New Visiting Student for the Programme: Tian Wei

We are excited to announce that Tian Wei will be hosted by the Programme for the Foundations of Law & Constitutional Government for the academic year 2017-18. Here he outlines his proposed research project:

My project explores a functional account and justification of the principle of separation of powers, which argues that although this doctrine aims at both moderation and rationalisation of the exercise of state power, in modern times its core lies in efficiency and articulated governance rather than, as is conventionally assumed, solely in the maintenance of liberty. Instead of weakening the state, the separation of powers serves to guarantee that the state makes the best possible decision.

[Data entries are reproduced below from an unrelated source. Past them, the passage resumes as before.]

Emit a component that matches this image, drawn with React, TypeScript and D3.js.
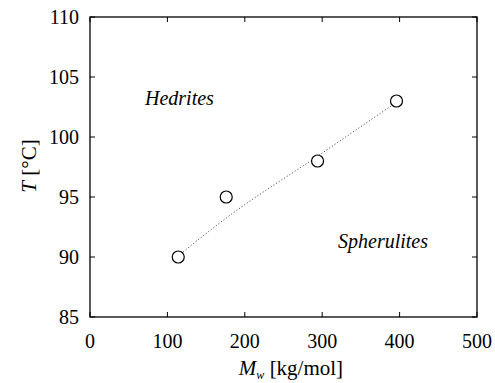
import React from "react";
import * as d3 from "d3";

const xTicks = [0, 100, 200, 300, 400, 500];
const yTicks = [85, 90, 95, 100, 105, 110];
const mw = [114, 176, 294, 396];
const temps = [90, 95, 98, 103];
const fitMw = [114, 175, 294, 396];
const fitT = [90.1, 93.2, 98.4, 102.9];

const W = 495, H = 383;
const L = 90, R = 477, T = 17, B = 317;

export default function App() {
  const x = d3.scaleLinear().domain([0, 500]).range([L, R]);
  const y = d3.scaleLinear().domain([85, 110]).range([B, T]);
  const line = d3
    .line<number>()
    .x((_, i) => x(fitMw[i]))
    .y((d) => y(d))
    .curve(d3.curveMonotoneX);
  const font = "'Liberation Serif', 'Times New Roman', serif";
  const tl = 5;
  return (
    <svg
      width={W}
      height={H}
      style={{ position: "absolute", left: 0, top: 0, background: "#fff" }}
      fontFamily={font}
    >
      <rect x={L} y={T} width={R - L} height={B - T} fill="none" stroke="#000" strokeWidth={1.3} />
      {xTicks.map((t) => (
        <g key={"x" + t}>
          <line x1={x(t)} x2={x(t)} y1={B} y2={B - tl} stroke="#000" />
          <line x1={x(t)} x2={x(t)} y1={T} y2={T + tl} stroke="#000" />
          <text x={x(t)} y={348} textAnchor="middle" fontSize={20}>
            {t}
          </text>
        </g>
      ))}
      {yTicks.map((t) => (
        <g key={"y" + t}>
          <line x1={L} x2={L + tl} y1={y(t)} y2={y(t)} stroke="#000" />
          <line x1={R} x2={R - tl} y1={y(t)} y2={y(t)} stroke="#000" />
          <text x={79} y={y(t) + 7} textAnchor="end" fontSize={20}>
            {t}
          </text>
        </g>
      ))}
      <path d={line(fitT) || ""} fill="none" stroke="#555" strokeWidth={1} strokeDasharray="1.2,2" />
      {mw.map((m, i) => (
        <circle key={i} cx={x(m)} cy={y(temps[i])} r={6} fill="#fff" stroke="#000" strokeWidth={1.2} />
      ))}
      <text x={145} y={105} fontSize={20} fontStyle="italic">
        Hedrites
      </text>
      <text x={338} y={248} fontSize={20} fontStyle="italic">
        Spherulites
      </text>
      <text x={291} y={375} textAnchor="middle" fontSize={21}>
        <tspan fontStyle="italic">M</tspan>
        <tspan fontStyle="italic" fontSize={12} dy={4}>w</tspan>
        <tspan dy={-4}> [kg/mol]</tspan>
      </text>
      <text transform={`translate(36,166) rotate(-90)`} textAnchor="middle" fontSize={21}>
        <tspan fontStyle="italic">T</tspan>
        <tspan> [°C]</tspan>
      </text>
    </svg>
  );
}
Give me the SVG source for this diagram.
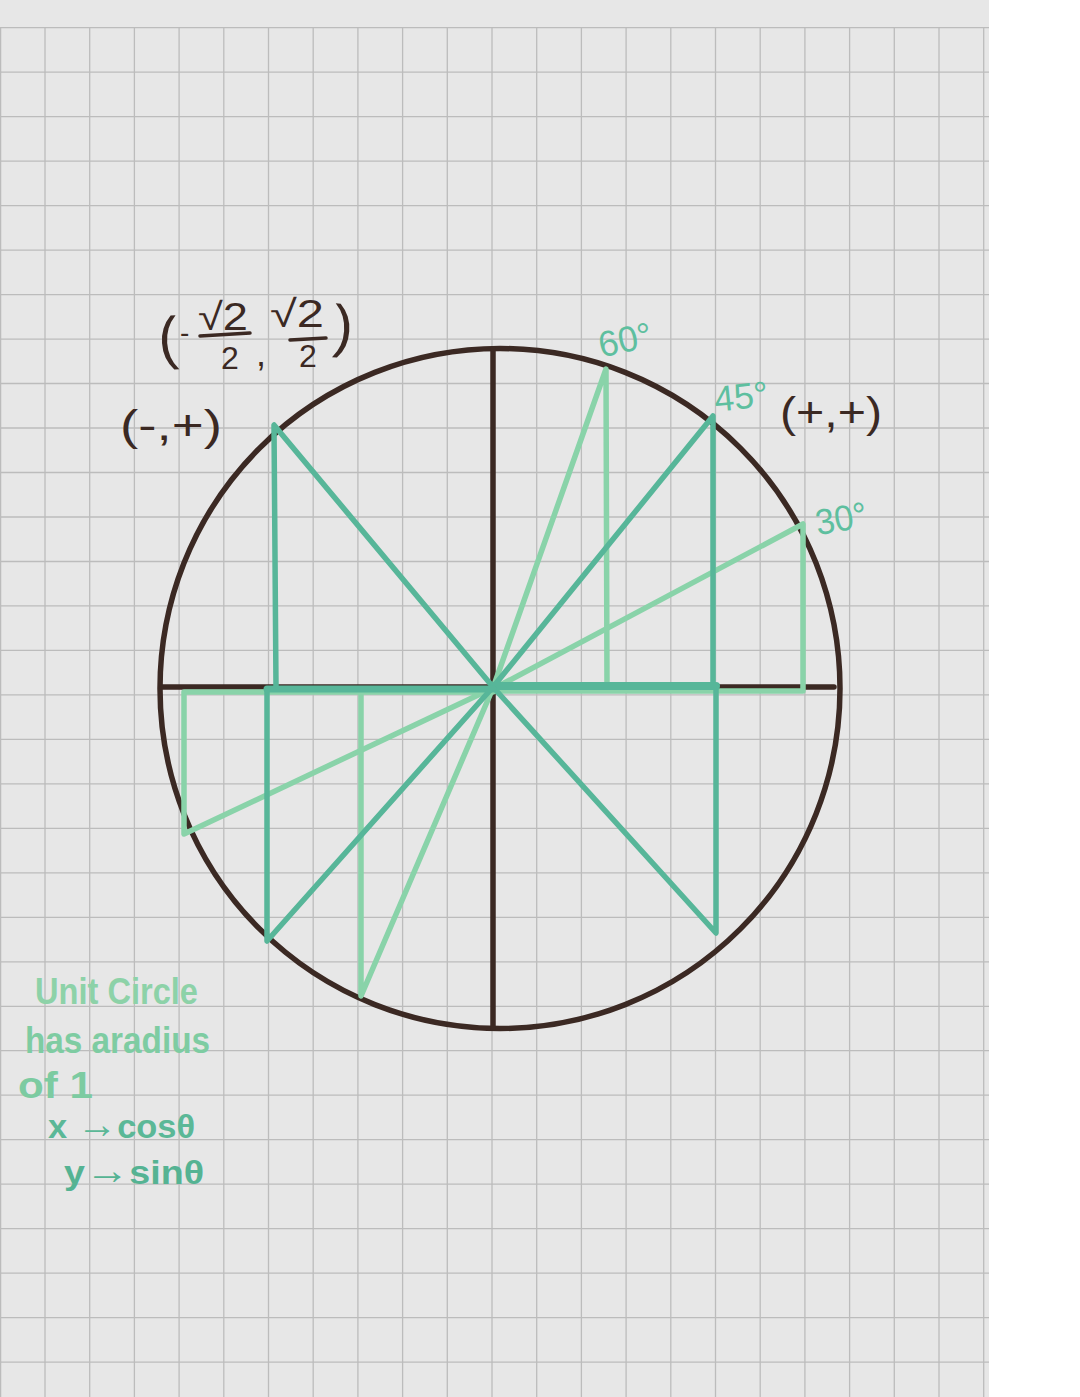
<svg xmlns="http://www.w3.org/2000/svg" width="1080" height="1397" viewBox="0 0 1080 1397">
<defs>
<style>
.grid line{stroke:#bcbcbc;stroke-width:1.3}
.brown{stroke:#3b2923;stroke-width:5.5;fill:none;stroke-linecap:round}
.dk{stroke:#57b699;stroke-width:5.5;fill:none;stroke-linecap:round;stroke-linejoin:round}
.lt{stroke:#89d3a9;stroke-width:5.5;fill:none;stroke-linecap:round;stroke-linejoin:round}
.lbl{font-family:"Liberation Sans",Arial,sans-serif;fill:#3b2923}
.deg{font-family:"Liberation Sans",Arial,sans-serif;fill:#5ebf9f}
.note{font-family:"Liberation Sans",Arial,sans-serif;font-weight:bold}
.bar{stroke:#3b2923;stroke-width:3.5;stroke-linecap:round}
</style>
</defs>
<rect x="0" y="0" width="1080" height="1397" fill="#ffffff"/>
<rect x="0" y="0" width="989" height="1397" fill="#e7e7e7"/>
<g id="grid" class="grid">
<line x1="0" y1="27.7" x2="989" y2="27.7"/>
<line x1="0" y1="72.2" x2="989" y2="72.2"/>
<line x1="0" y1="116.7" x2="989" y2="116.7"/>
<line x1="0" y1="161.1" x2="989" y2="161.1"/>
<line x1="0" y1="205.6" x2="989" y2="205.6"/>
<line x1="0" y1="250.1" x2="989" y2="250.1"/>
<line x1="0" y1="294.6" x2="989" y2="294.6"/>
<line x1="0" y1="339.1" x2="989" y2="339.1"/>
<line x1="0" y1="383.5" x2="989" y2="383.5"/>
<line x1="0" y1="428" x2="989" y2="428"/>
<line x1="0" y1="472.5" x2="989" y2="472.5"/>
<line x1="0" y1="517" x2="989" y2="517"/>
<line x1="0" y1="561.5" x2="989" y2="561.5"/>
<line x1="0" y1="605.9" x2="989" y2="605.9"/>
<line x1="0" y1="650.4" x2="989" y2="650.4"/>
<line x1="0" y1="694.9" x2="989" y2="694.9"/>
<line x1="0" y1="739.4" x2="989" y2="739.4"/>
<line x1="0" y1="783.9" x2="989" y2="783.9"/>
<line x1="0" y1="828.3" x2="989" y2="828.3"/>
<line x1="0" y1="872.8" x2="989" y2="872.8"/>
<line x1="0" y1="917.3" x2="989" y2="917.3"/>
<line x1="0" y1="961.8" x2="989" y2="961.8"/>
<line x1="0" y1="1006.3" x2="989" y2="1006.3"/>
<line x1="0" y1="1050.7" x2="989" y2="1050.7"/>
<line x1="0" y1="1095.2" x2="989" y2="1095.2"/>
<line x1="0" y1="1139.7" x2="989" y2="1139.7"/>
<line x1="0" y1="1184.2" x2="989" y2="1184.2"/>
<line x1="0" y1="1228.7" x2="989" y2="1228.7"/>
<line x1="0" y1="1273.1" x2="989" y2="1273.1"/>
<line x1="0" y1="1317.6" x2="989" y2="1317.6"/>
<line x1="0" y1="1362.1" x2="989" y2="1362.1"/>
<line x1="0.6" y1="27.7" x2="0.6" y2="1397"/>
<line x1="45" y1="27.7" x2="45" y2="1397"/>
<line x1="89.7" y1="27.7" x2="89.7" y2="1397"/>
<line x1="134.4" y1="27.7" x2="134.4" y2="1397"/>
<line x1="179.1" y1="27.7" x2="179.1" y2="1397"/>
<line x1="223.8" y1="27.7" x2="223.8" y2="1397"/>
<line x1="268.5" y1="27.7" x2="268.5" y2="1397"/>
<line x1="313.2" y1="27.7" x2="313.2" y2="1397"/>
<line x1="357.9" y1="27.7" x2="357.9" y2="1397"/>
<line x1="402.6" y1="27.7" x2="402.6" y2="1397"/>
<line x1="447.3" y1="27.7" x2="447.3" y2="1397"/>
<line x1="492" y1="27.7" x2="492" y2="1397"/>
<line x1="536.7" y1="27.7" x2="536.7" y2="1397"/>
<line x1="581.4" y1="27.7" x2="581.4" y2="1397"/>
<line x1="626.1" y1="27.7" x2="626.1" y2="1397"/>
<line x1="670.8" y1="27.7" x2="670.8" y2="1397"/>
<line x1="715.5" y1="27.7" x2="715.5" y2="1397"/>
<line x1="760.2" y1="27.7" x2="760.2" y2="1397"/>
<line x1="804.9" y1="27.7" x2="804.9" y2="1397"/>
<line x1="849.6" y1="27.7" x2="849.6" y2="1397"/>
<line x1="894.3" y1="27.7" x2="894.3" y2="1397"/>
<line x1="939" y1="27.7" x2="939" y2="1397"/>
<line x1="983.7" y1="27.7" x2="983.7" y2="1397"/>
</g>
<g id="circle">
<circle class="brown" cx="500" cy="688.5" r="340"/>
</g>
<g id="axes">
<line class="brown" x1="493" y1="349" x2="493" y2="1028"/>
<line class="brown" x1="162" y1="687" x2="834" y2="687"/>
</g>
<g id="connectors">
<g id="tri60" class="lt">
<polyline points="493,688 606,369 607,688"/>
<polyline points="493,688 361,996 361,692"/>
</g>
<g id="tri30" class="lt">
<polyline points="493,689 803,524 803,691 493,691"/>
<polyline points="493,688 184,834 184,692 493,692"/>
</g>
<g id="tri45" class="dk">
<polyline points="493,687 713,416 713,687"/>
<polyline points="493,687 716,933 716,687"/>
<polyline points="493,687 274,425 276,687"/>
<polyline points="493,687 267,941 267,689"/>
<line x1="493" y1="686" x2="716" y2="686" stroke-width="8"/>
<line x1="267" y1="689" x2="493" y2="689" stroke-width="7"/>
</g>
</g>
<g id="label-sqrt2">
<text class="lbl" x="158" y="358" font-size="58" transform="rotate(-4 165 335)">(</text>
<text class="lbl" x="180" y="342" font-size="28">-</text>
<text class="lbl" x="198" y="330" font-size="38" textLength="50" lengthAdjust="spacingAndGlyphs">√2</text>
<line class="bar" x1="200" y1="336" x2="250" y2="333"/>
<text class="lbl" x="221" y="369" font-size="32">2</text>
<text class="lbl" x="256" y="366" font-size="36">,</text>
<text class="lbl" x="270" y="327" font-size="38" textLength="54" lengthAdjust="spacingAndGlyphs">√2</text>
<line class="bar" x1="290" y1="340" x2="326" y2="338"/>
<text class="lbl" x="299" y="367" font-size="32">2</text>
<text class="lbl" x="334" y="346" font-size="58" transform="rotate(4 345 325)">)</text>
</g>
<g id="label-mp">
<text class="lbl" x="120" y="440" font-size="42" textLength="102" lengthAdjust="spacingAndGlyphs">(-,+)</text>
</g>
<g id="label-pp">
<text class="lbl" x="780" y="427" font-size="42" textLength="102" lengthAdjust="spacingAndGlyphs">(+,+)</text>
</g>
<g id="label-60">
<text class="deg" x="597" y="353" font-size="36" textLength="54" lengthAdjust="spacingAndGlyphs" transform="rotate(-12 620 335)">60°</text>
</g>
<g id="label-45">
<text class="deg" x="714" y="409" font-size="36" textLength="54" lengthAdjust="spacingAndGlyphs" transform="rotate(-6 740 395)">45°</text>
</g>
<g id="label-30">
<text class="deg" x="814" y="531" font-size="36" textLength="52" lengthAdjust="spacingAndGlyphs" transform="rotate(-10 840 512)">30°</text>
</g>
<g id="notes" class="note">
<text x="35" y="1004" font-size="36" fill="#8dd2a8" textLength="163" lengthAdjust="spacingAndGlyphs">Unit Circle</text>
<text x="25" y="1053" font-size="36" fill="#7ecca2" textLength="185" lengthAdjust="spacingAndGlyphs">has aradius</text>
<text x="18" y="1098" font-size="36" fill="#7ccba1" textLength="75" lengthAdjust="spacingAndGlyphs">of 1</text>
<text x="48" y="1138" font-size="34" fill="#5bb897" textLength="147" lengthAdjust="spacingAndGlyphs">x <tspan font-size="40">→</tspan>cosθ</text>
<text x="64" y="1184" font-size="34" fill="#55b393" textLength="140" lengthAdjust="spacingAndGlyphs">y<tspan font-size="40">→</tspan>sinθ</text>
</g>
</svg>
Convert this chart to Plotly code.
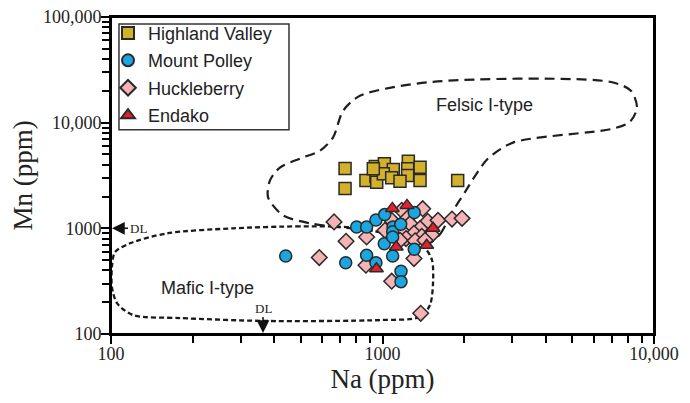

This functional understanding, though first developed in German constitutional scholarship in the 1970s under the title of Funktionsordnung and funktionsgerechte Organstruktur, is not a German peculiarity. As well as in Germany, we can also find similar accounts in British and American constitutional theory - some advocated by Oxford scholars - such as the distinction between functionalist and formalist approaches, or the pure and partial versions of separation of powers. The question, whether this similarity is just a coincidence among different constitutional orders or it reveals some kind of common tendency in the modern interpretation of the separation of powers, is intriguing. I hope that my visit to Oxford will enable me to provide this question with a tenable answer.